Melillo was known for his reproductions of Hellenistic and ancient Roman jewellery, as well as his mastery of Classical goldsmithing techniques. His work often incorporated ancient engraved gems. The form of the jewel is redolent of Hellenistic brooches in the Campana Collection, an exceptional assemblage of ancient jewellery compiled in the mid-19th Century by Giovanni Pietro Campana (18081880), director of the Sacro Monte di Pietà. It was eventually sold to Napoleon III in 1860-61, after Campana was arrested and the collection confiscated in 1859. Before its sale, the jewels were in the possession of the Castellani family in Rome, who made cast copies of the pieces.
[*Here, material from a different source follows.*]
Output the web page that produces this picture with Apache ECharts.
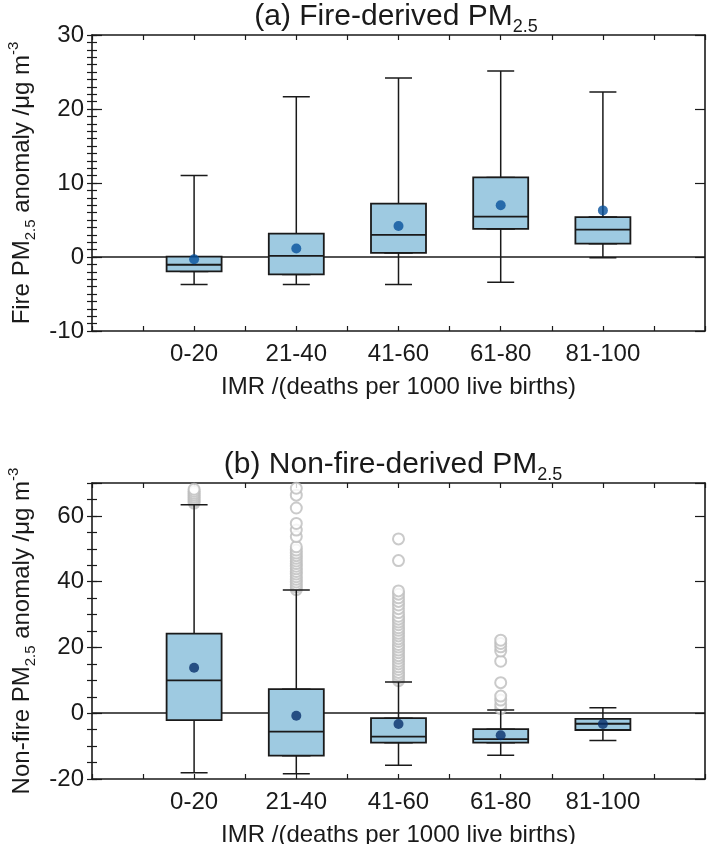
<!DOCTYPE html>
<html>
<head>
<meta charset="UTF-8">
<title>PM2.5 anomaly by IMR</title>
<script src="https://cdn.jsdelivr.net/npm/echarts@6/dist/echarts.min.js"></script>
<style>
  html, body { margin: 0; padding: 0; background: #fff; }
  #chart { width: 709px; height: 844px; }
</style>
</head>
<body>
<div id="chart"></div>
<script>
// IMR classes (deaths per 1000 live births)
var categories = ['0-20', '21-40', '41-60', '61-80', '81-100'];

// (a) fire-derived PM2.5 anomaly
var fireLow = [-3.7, -3.7, -3.7, -3.4, -0.1];
var fireQ1 = [-1.95, -2.35, 0.55, 3.8, 1.8];
var fireMedian = [-1.05, 0.15, 3.0, 5.45, 3.7];
var fireQ3 = [0.05, 3.15, 7.2, 10.75, 5.4];
var fireHigh = [11.0, 21.65, 24.2, 25.15, 22.3];
var fireMean = [-0.3, 1.15, 4.2, 7.0, 6.3];

// (b) non-fire-derived PM2.5 anomaly
var nonFireLow = [-18.1, -18.4, -15.8, -12.8, -8.3];
var nonFireQ1 = [-2.1, -12.9, -8.95, -8.95, -5.1];
var nonFireMedian = [10.0, -5.6, -7.1, -7.9, -3.2];
var nonFireQ3 = [24.2, 7.3, -1.5, -4.85, -1.7];
var nonFireHigh = [63.4, 37.5, 9.5, 1.0, 1.7];
var nonFireMean = [13.8, -0.75, -3.3, -6.7, -3.3];

// outliers of (b), one list per IMR class
var outliers020 = [63.9, 64.5, 65.1, 65.7, 66.3, 66.9, 67.5, 68.1];
var outliers2140 = [37.6, 38.4, 39.1, 39.9, 40.7, 41.5, 42.3, 43.1, 43.9, 44.7, 45.5, 46.3,
  47.1, 47.9, 48.7, 49.6, 50.6, 53.7, 55.7, 57.7, 62.4, 66.3, 68.4];
var outliers4160 = [9.9, 10.7, 11.6, 12.4, 13.3, 14.1, 15.0, 15.8, 16.7, 17.5, 18.4, 19.2,
  20.1, 20.9, 21.8, 22.6, 23.5, 24.3, 25.2, 26.0, 26.9, 27.7, 28.6, 29.5, 30.6, 31.8,
  32.9, 34.0, 35.1, 36.2, 37.2, 46.4, 53.0];
var outliers6180 = [1.4, 2.6, 4.0, 5.2, 9.3, 15.8, 18.9, 20.2, 21.2, 22.2];
var outliers81100 = [];

var fireTicks = { min: -10, max: 30, major: 10, minor: 1 };
var nonFireTicks = { min: -20, max: 70, major: 20, minor: 5 };

var INK = '#1a1a1a';
var BOX_FILL = '#9ecae1';
var FONT = '"Liberation Sans", Arial, Helvetica, sans-serif';

var chart = echarts.init(document.getElementById('chart'));

function nameRich(size) {
  return {
    n: { fontSize: size, lineHeight: 32, color: INK, fontFamily: FONT },
    s: { fontSize: Math.round(size * 0.62), lineHeight: 15, verticalAlign: 'bottom', color: INK, fontFamily: FONT },
    p: { fontSize: Math.round(size * 0.62), lineHeight: 15, verticalAlign: 'top', color: INK, fontFamily: FONT }
  };
}

function lineStyle(w) {
  return { color: INK, width: w };
}

var grids = [];
var xAxes = [];
var yAxes = [];
var series = [];

function addPanel(top, ticks, yName, low, q1, med, q3, high, mean, meanColor, outlierLists) {
  var g = grids.length;
  // outer grid: frame, ticks, names
  grids.push({ left: 92, top: top, width: 613, height: 296, outerBoundsMode: 'none', containLabel: false });
  // inner grid: the five IMR classes
  grids.push({ left: 143, top: top, width: 511, height: 296, outerBoundsMode: 'none', containLabel: false });

  var xBottom = xAxes.length;
  xAxes.push({
    type: 'value', gridIndex: g, position: 'bottom', min: 0, max: 6, interval: 0.5,
    axisLine: { show: true, onZero: false, lineStyle: lineStyle(1.6) },
    axisTick: { show: true, inside: true, length: 5, lineStyle: lineStyle(1.2) },
    axisLabel: { show: false }, splitLine: { show: false },
    name: 'IMR /(deaths per 1000 live births)', nameLocation: 'middle', nameGap: 44,
    nameTextStyle: { fontSize: 24, color: INK, fontFamily: FONT }
  });
  xAxes.push({
    type: 'value', gridIndex: g, position: 'top', min: 0, max: 6, interval: 0.5,
    axisLine: { show: true, onZero: false, lineStyle: lineStyle(1.6) },
    axisTick: { show: true, inside: true, length: 5, lineStyle: lineStyle(1.2) },
    axisLabel: { show: false }, splitLine: { show: false }
  });
  var xInner = xAxes.length;
  xAxes.push({
    type: 'category', gridIndex: g + 1, position: 'bottom', data: categories,
    axisLine: { show: false }, axisTick: { show: false }, splitLine: { show: false },
    axisLabel: { margin: 11, fontSize: 24, color: INK, fontFamily: FONT }
  });
  // second category axis so the wide boxes are not dodged against the whiskers
  var xInnerBox = xAxes.length;
  xAxes.push({
    type: 'category', gridIndex: g + 1, position: 'bottom', data: categories, show: false
  });

  var yLeft = yAxes.length;
  yAxes.push({
    type: 'value', gridIndex: g, position: 'left', min: ticks.min, max: ticks.max, interval: ticks.major,
    axisLine: { show: true, onZero: false, lineStyle: lineStyle(1.6) },
    axisTick: { show: true, inside: true, length: 10, lineStyle: lineStyle(1.2) },
    axisLabel: {
      margin: 8, fontSize: 24, color: INK, fontFamily: FONT,
      formatter: function (v) { return (v - ticks.min) % ticks.major === 0 ? String(v) : ''; }
    },
    splitLine: { show: false },
    name: yName, nameLocation: 'middle', nameGap: 54,
    nameTextStyle: { rich: nameRich(24) }
  });
  yAxes.push({
    type: 'value', gridIndex: g, position: 'left', min: ticks.min, max: ticks.max, interval: ticks.minor,
    axisLine: { show: false }, axisLabel: { show: false }, splitLine: { show: false },
    axisTick: { show: true, inside: true, length: 5, lineStyle: lineStyle(1.2) }
  });
  yAxes.push({
    type: 'value', gridIndex: g, position: 'right', min: ticks.min, max: ticks.max, interval: ticks.major,
    axisLine: { show: true, onZero: false, lineStyle: lineStyle(1.6) },
    axisTick: { show: true, inside: true, length: 10, lineStyle: lineStyle(1.2) },
    axisLabel: { show: false }, splitLine: { show: false }
  });
  yAxes.push({
    type: 'value', gridIndex: g, position: 'right', min: ticks.min, max: ticks.max, interval: ticks.minor,
    axisLine: { show: false }, axisLabel: { show: false }, splitLine: { show: false },
    axisTick: { show: true, inside: true, length: 5, lineStyle: lineStyle(1.2) }
  });
  var yInner = yAxes.length;
  yAxes.push({ type: 'value', gridIndex: g + 1, min: ticks.min, max: ticks.max, show: false });

  // zero reference line under the boxes
  series.push({
    type: 'line', xAxisIndex: xBottom, yAxisIndex: yLeft, data: [], silent: true, z: 1,
    markLine: {
      silent: true, z: 1, symbol: 'none', label: { show: false },
      lineStyle: { color: INK, width: 1.6, type: 'solid' },
      emphasis: { disabled: true },
      data: [{ yAxis: 0 }]
    }
  });

  var whiskerData = [];
  var boxData = [];
  var meanData = [];
  for (var i = 0; i < categories.length; i++) {
    whiskerData.push([low[i], q1[i], med[i], q3[i], high[i]]);
    boxData.push([q1[i], q1[i], med[i], q3[i], q3[i]]);
    meanData.push([categories[i], mean[i]]);
  }

  if (outlierLists) {
    var outData = [];
    for (var c = 0; c < outlierLists.length; c++) {
      for (var k = 0; k < outlierLists[c].length; k++) {
        outData.push([categories[c], outlierLists[c][k]]);
      }
    }
    series.push({
      type: 'scatter', xAxisIndex: xInner, yAxisIndex: yInner, z: 2, silent: true,
      symbol: 'emptyCircle', symbolSize: 11,
      itemStyle: { color: '#bdbdbd', borderColor: '#bdbdbd', borderWidth: 1.6 },
      data: outData
    });
  }

  // whiskers with short caps
  series.push({
    type: 'boxplot', xAxisIndex: xInner, yAxisIndex: yInner, z: 3, silent: true,
    boxWidth: [27, 27],
    itemStyle: { color: BOX_FILL, borderColor: INK, borderWidth: 1.5 },
    data: whiskerData
  });
  // interquartile boxes
  series.push({
    type: 'boxplot', xAxisIndex: xInnerBox, yAxisIndex: yInner, z: 4, silent: true,
    boxWidth: [55, 55],
    itemStyle: { color: BOX_FILL, borderColor: INK, borderWidth: 1.8 },
    data: boxData
  });
  // means
  series.push({
    type: 'scatter', xAxisIndex: xInner, yAxisIndex: yInner, z: 5, silent: true,
    symbol: 'circle', symbolSize: 10,
    itemStyle: { color: meanColor },
    data: meanData
  });
}

addPanel(35, fireTicks, '{n|Fire PM}{s|2.5}{n| anomaly /μg m}{p|-3}',
  fireLow, fireQ1, fireMedian, fireQ3, fireHigh, fireMean, '#08519c', null);
addPanel(483, nonFireTicks, '{n|Non-fire PM}{s|2.5}{n| anomaly /μg m}{p|-3}',
  nonFireLow, nonFireQ1, nonFireMedian, nonFireQ3, nonFireHigh, nonFireMean, '#08306b',
  [outliers020, outliers2140, outliers4160, outliers6180, outliers81100]);

function titleText(x, y, main) {
  return {
    type: 'text', x: x, y: y, silent: true,
    style: {
      text: '{n|' + main + '}{s|2.5}',
      align: 'center', verticalAlign: 'middle',
      rich: {
        n: { fontSize: 30, lineHeight: 38, fill: INK, fontFamily: FONT },
        s: { fontSize: 18, lineHeight: 18, verticalAlign: 'bottom', fill: INK, fontFamily: FONT }
      }
    }
  };
}

var option = {
  animation: false,
  backgroundColor: '#ffffff',
  textStyle: { fontFamily: FONT },
  grid: grids,
  xAxis: xAxes,
  yAxis: yAxes,
  series: series,
  graphic: [
    titleText(396, 17, '(a) Fire-derived PM'),
    titleText(393, 465, '(b) Non-fire-derived PM')
  ]
};

chart.setOption(option);
</script>
</body>
</html>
Alessandro Castellani (18231883), Melillo’s employer in Naples before 1870, would have known these exceptional pieces intimately, having helped Campana to acquire them before his move to the city in 1863. The significance of the footprint on the reverse of this carnelian scarab is not entirely clear, although it is possible to make some suggestions as to its symbolism. In the British Museum there is a curious Etruscan black basalt scarab engraved with a disembodied leg (Museum No.: 1923,0401.34).

It is possible that these gems, decorated with limbs, would have had prophylactic
properties and were designed to heal the specific part of the body they depicted. The image of a footprint, an impression left by the body on the earth, may also have been a memento mori.